The peak may be at just over 25K, but that is over the minute of the IOStat sample, so nothing like 5K per second. Research into AWS IOPS and throughput limits uncovered the following document: https://docs.aws.amazon.com/AWSEC2/latest/UserGuide/provisioned-iops.html. This has a very interesting graph in it:

It would therefore appear that specifying IOPS between about 2K and 32K will only get you a maximum throughput of 500MiB/s. As the relevant disk was specified as 5K, this would seem to be the situation. I didn’t know the peak throughput we would need as although we had data from when the database was on premises, it only had 2 standbys then and there was significantly less network latency to these when all the databases were on premises. We decided to increase the throughput to its maximum of 1000MiB/s as we could also reduce this once we knew the peak we needed. However, that would mean increasing the IOPS to 64K and that makes the disk significantly more expensive than at 5K.

With the IOPS increased to 64K the problem was resolved, if only just, as can be seen from the IOStat graph below:

The problem was solved, but we were left with an extremely expensive disk with an IOPS specification vastly more than was needed just to get the throughput. To address this, we decided on a two-pronged approach, firstly I would investigate cascading standbys to reduce the load on the redo log volumes and secondly, we would replace the one 64K IOPS disk in the disk group with two at 5K IOPS. Theoretically, the two 5K IOPS disks should give us 2*500MiB/s throughput which would give us the same throughput as the one 64K IOPS disk, whilst being significantly cheaper. However, the throughput-IOPS limitations were unexpected and so we didn’t want to add the two disks only to discover that there was some other unexpected limitation.

Lots of testing later, we now have the two 5K IOPS disks providing sufficient throughput. Following my investigation into cascading standbys, we now also have two of the on premises and one of the AWS standbys as cascading standbys.

Testing failure?

Why did we not detect the possibility of this problem in testing? There are a few reasons for this. Firstly, we only have standbys in production and so we could not detect the problem in any environment other than production.

Secondly, looking at the log file sync wait event whilst the database was on premises, we could see the spikes, but they were an order of magnitude lower probably due to their only being two standbys, the network latency being much lower, and we had a large all-flash array on premises.
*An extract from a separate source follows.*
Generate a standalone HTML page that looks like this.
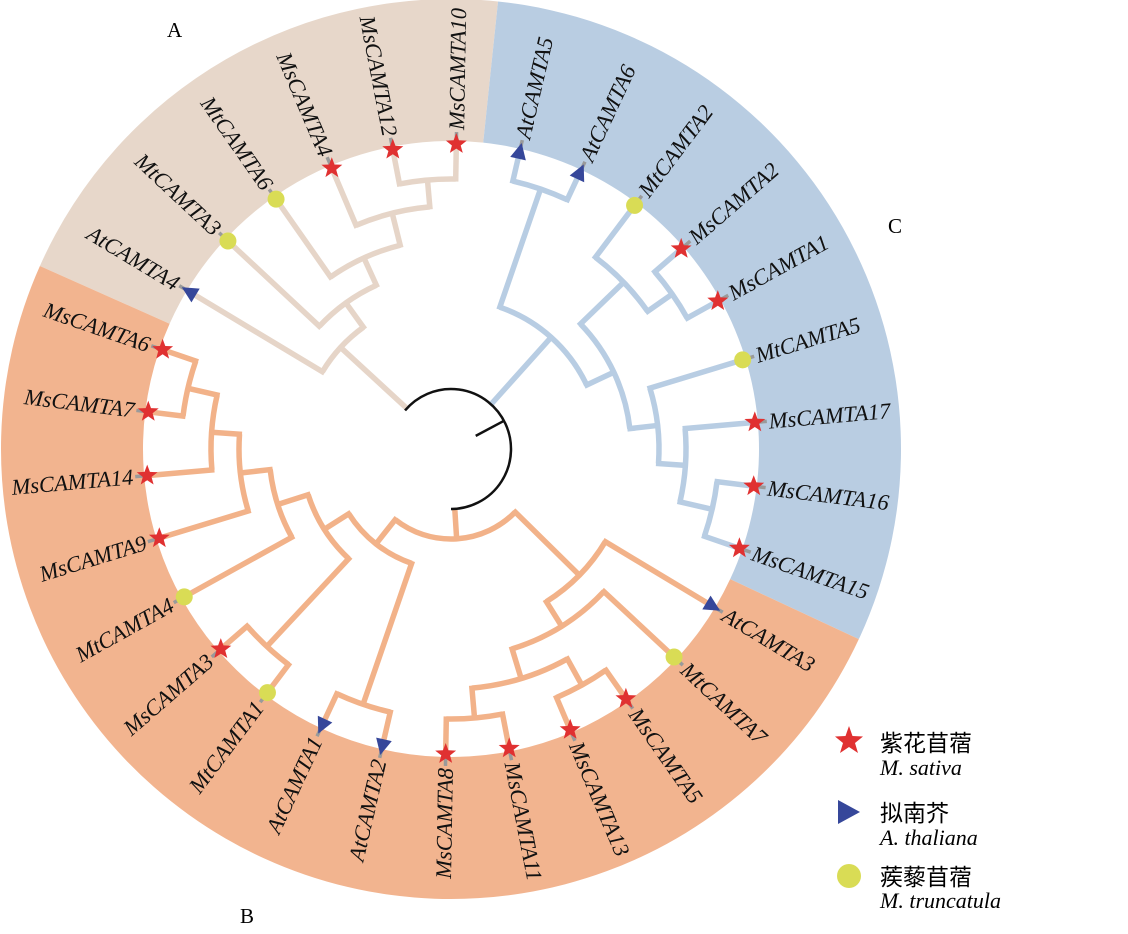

We could see the spikes in the redo generation rate, but these were not causing application issues. Therefore, there were no indicators that the redo log disk groups would cause a problem.
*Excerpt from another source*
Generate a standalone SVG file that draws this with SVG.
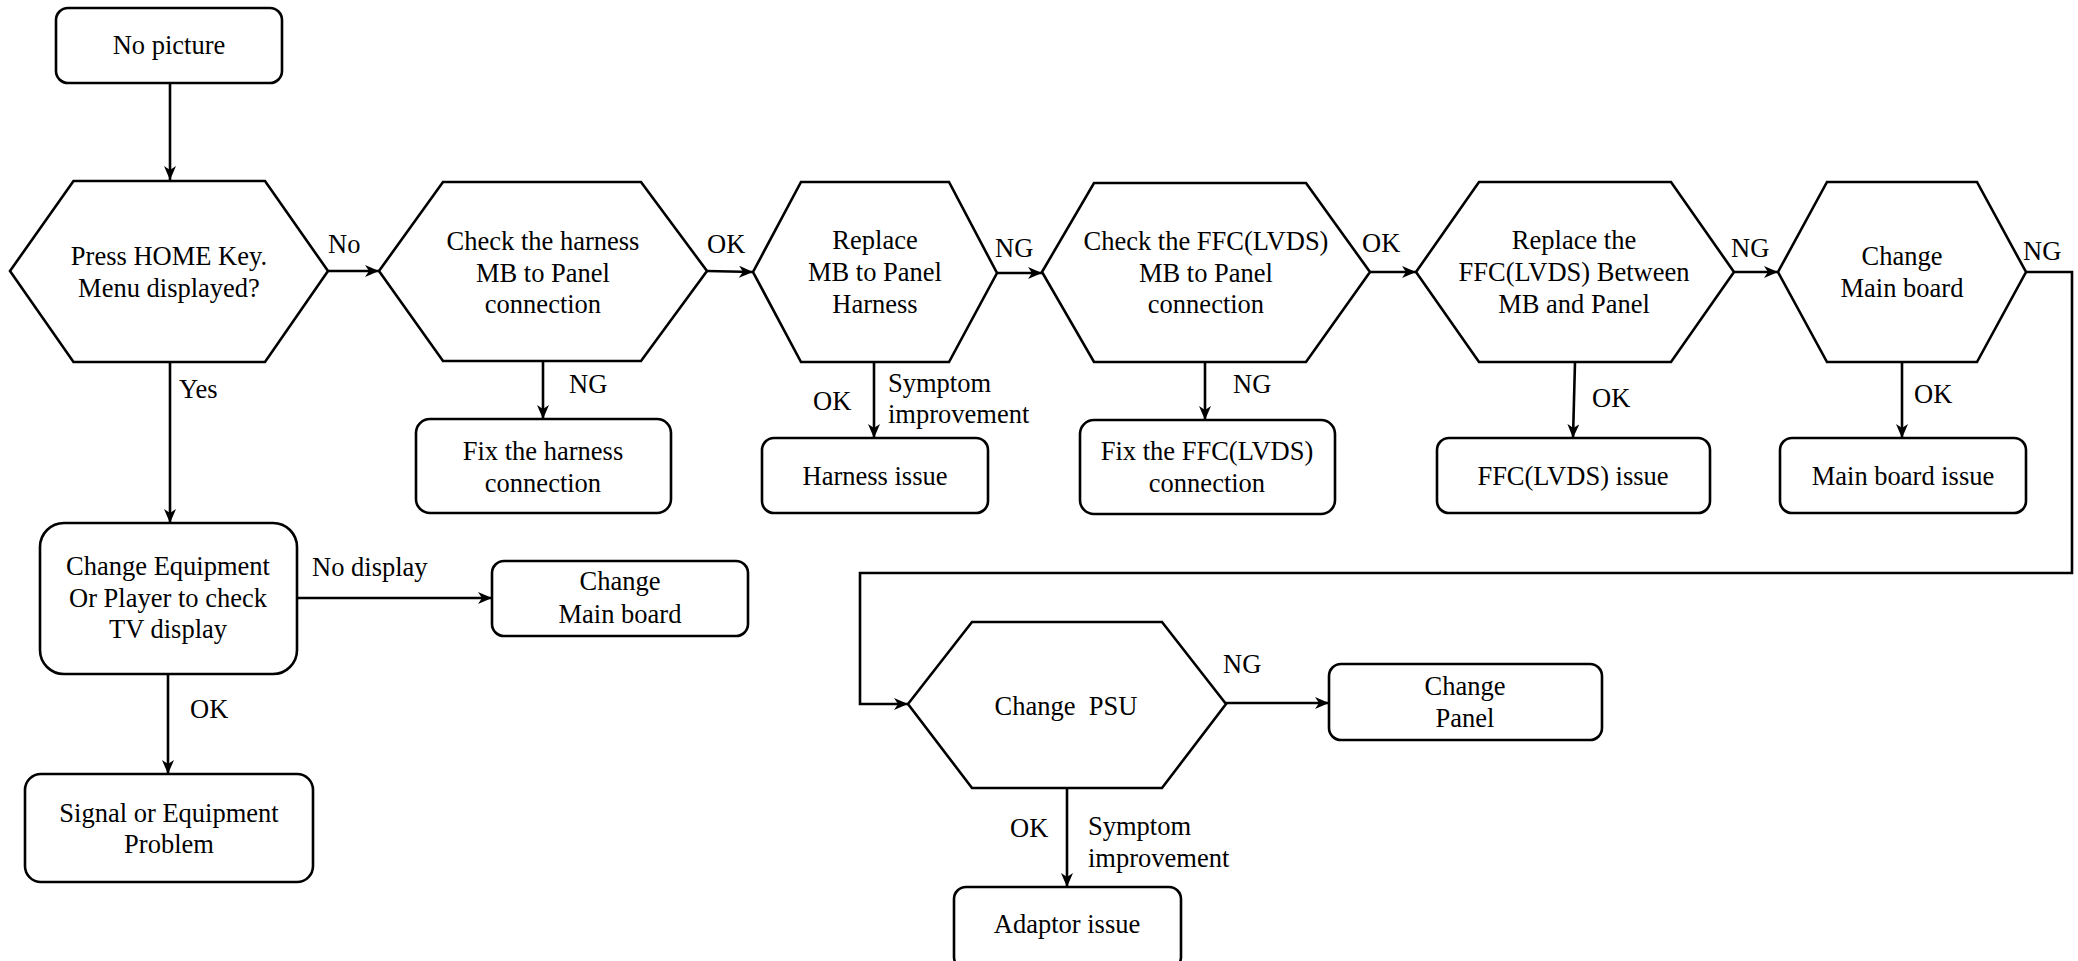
<svg xmlns="http://www.w3.org/2000/svg" width="2078" height="961" viewBox="0 0 2078 961">
<style>
.s{fill:#fff;stroke:#000;stroke-width:2.6}
.c{fill:none;stroke:#000;stroke-width:2.6}
text{font-family:"Liberation Serif","Times New Roman",serif;font-size:26.5px;fill:#000}
.m{text-anchor:middle}
</style>
<defs>
<marker id="a" viewBox="0 0 14 12" refX="14" refY="6" markerWidth="14" markerHeight="12" markerUnits="userSpaceOnUse" orient="auto">
<path d="M0,0 L14,6 L0,12 L4,6 Z" fill="#000"/>
</marker>
</defs>
<rect width="2078" height="961" fill="#fff"/>
<g id="connectors">
<path class="c" d="M170,83 V180" marker-end="url(#a)"/>
<path class="c" d="M328,271 H379" marker-end="url(#a)"/>
<path class="c" d="M707,271 L753,272" marker-end="url(#a)"/>
<path class="c" d="M997,273 L1042,273" marker-end="url(#a)"/>
<path class="c" d="M1370,272 H1416" marker-end="url(#a)"/>
<path class="c" d="M1734,272 H1778" marker-end="url(#a)"/>
<path class="c" d="M2026,272 H2072 V573 H860 V704 H908" marker-end="url(#a)"/>
<path class="c" d="M543,361 V419" marker-end="url(#a)"/>
<path class="c" d="M874,362 V438" marker-end="url(#a)"/>
<path class="c" d="M1205,362 V420" marker-end="url(#a)"/>
<path class="c" d="M1575,362 L1573,438" marker-end="url(#a)"/>
<path class="c" d="M1902,362 V438" marker-end="url(#a)"/>
<path class="c" d="M170,362 V523" marker-end="url(#a)"/>
<path class="c" d="M297,598 H492" marker-end="url(#a)"/>
<path class="c" d="M168,674 V774" marker-end="url(#a)"/>
<path class="c" d="M1226,703 H1329" marker-end="url(#a)"/>
<path class="c" d="M1067,788 V887" marker-end="url(#a)"/>
<text x="328" y="253">No</text>
<text x="707" y="253">OK</text>
<text x="995" y="257">NG</text>
<text x="1362" y="252">OK</text>
<text x="1731" y="257">NG</text>
<text x="2023" y="260">NG</text>
<text x="569" y="393">NG</text>
<text x="813" y="410">OK</text>
<text x="888" y="392">Symptom</text>
<text x="888" y="423">improvement</text>
<text x="1233" y="393">NG</text>
<text x="1592" y="407">OK</text>
<text x="1914" y="403">OK</text>
<text x="179" y="398">Yes</text>
<text x="312" y="576">No display</text>
<text x="190" y="718">OK</text>
<text x="1223" y="673">NG</text>
<text x="1010" y="837">OK</text>
<text x="1088" y="835">Symptom</text>
<text x="1088" y="867">improvement</text>
</g>
<g id="n-start"><rect class="s" x="56" y="8" width="226" height="75" rx="12"/><text class="m" x="169" y="54">No picture</text></g>
<g id="n-home"><polygon class="s" points="10,271 73.5,181 265,181 328,271 265,362 73.5,362"/><text class="m" x="169" y="265">Press HOME Key.</text><text class="m" x="169" y="297">Menu displayed?</text></g>
<g id="n-checkharness"><polygon class="s" points="379,271 443,182 641,182 707,271 641,361 443,361"/><text class="m" x="543" y="250">Check the harness</text><text class="m" x="543" y="282">MB to Panel</text><text class="m" x="543" y="313">connection</text></g>
<g id="n-replaceharness"><polygon class="s" points="753,272 801,182 949,182 997,273 949,362 801,362"/><text class="m" x="875" y="249">Replace</text><text class="m" x="875" y="281">MB to Panel</text><text class="m" x="875" y="313">Harness</text></g>
<g id="n-checkffc"><polygon class="s" points="1042,272 1094,183 1306,183 1370,272 1306,362 1094,362"/><text class="m" x="1206" y="250">Check the FFC(LVDS)</text><text class="m" x="1206" y="282">MB to Panel</text><text class="m" x="1206" y="313">connection</text></g>
<g id="n-replaceffc"><polygon class="s" points="1416,272 1479,182 1671,182 1734,272 1671,362 1479,362"/><text class="m" x="1574" y="249">Replace the</text><text class="m" x="1574" y="281">FFC(LVDS) Between</text><text class="m" x="1574" y="313">MB and Panel</text></g>
<g id="n-changemb"><polygon class="s" points="1778,272 1827,182 1977,182 2026,272 1977,362 1827,362"/><text class="m" x="1902" y="265">Change</text><text class="m" x="1902" y="297">Main board</text></g>
<g id="n-psu"><polygon class="s" points="908,704 972,622 1162,622 1226,704 1162,788 972,788"/><text class="m" x="1066" y="715" xml:space="preserve">Change  PSU</text></g>
<g id="n-fixharness"><rect class="s" x="416" y="419" width="255" height="94" rx="14"/><text class="m" x="543" y="460">Fix the harness</text><text class="m" x="543" y="492">connection</text></g>
<g id="n-harnessissue"><rect class="s" x="762" y="438" width="226" height="75" rx="12"/><text class="m" x="875" y="485">Harness issue</text></g>
<g id="n-fixffc"><rect class="s" x="1080" y="420" width="255" height="94" rx="14"/><text class="m" x="1207" y="460">Fix the FFC(LVDS)</text><text class="m" x="1207" y="492">connection</text></g>
<g id="n-ffcissue"><rect class="s" x="1437" y="438" width="273" height="75" rx="12"/><text class="m" x="1573" y="485">FFC(LVDS) issue</text></g>
<g id="n-mbissue"><rect class="s" x="1780" y="438" width="246" height="75" rx="12"/><text class="m" x="1903" y="485">Main board issue</text></g>
<g id="n-equip"><rect class="s" x="40" y="523" width="257" height="151" rx="24"/><text class="m" x="168" y="575">Change Equipment</text><text class="m" x="168" y="607">Or Player to check</text><text class="m" x="168" y="638">TV display</text></g>
<g id="n-changemb2"><rect class="s" x="492" y="561" width="256" height="75" rx="12"/><text class="m" x="620" y="590">Change</text><text class="m" x="620" y="623">Main board</text></g>
<g id="n-signal"><rect class="s" x="25" y="774" width="288" height="108" rx="16"/><text class="m" x="169" y="822">Signal or Equipment</text><text class="m" x="169" y="853">Problem</text></g>
<g id="n-panel"><rect class="s" x="1329" y="664" width="273" height="76" rx="12"/><text class="m" x="1465" y="695">Change</text><text class="m" x="1465" y="727">Panel</text></g>
<g id="n-adaptor"><rect class="s" x="954" y="887" width="227" height="82" rx="12"/><text class="m" x="1067" y="933">Adaptor issue</text></g>
</svg>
Thirdly, the configuration in production was different from any configuration used in testing, not only in terms of the number of standbys, but also their location and therefore network latency. Such a difference is not unusual for a migration as we had the three intended standbys in AWS plus the on-premises standbys in case we needed to rollback to on premises. Once the application had been running successfully in AWS for a period, the on-premises standbys would be removed.

Finally, this was one of our first migrations to AWS and so we had little experience of working in an environment where each disk has specific characteristics. Therefore, in some respects this was a testing failure, but not a big one. You can’t test for everything and there was certainly no experience or expectation of such a problem. Knowledge of this problem means that testing is now designed to detect the possibility that it will occur again.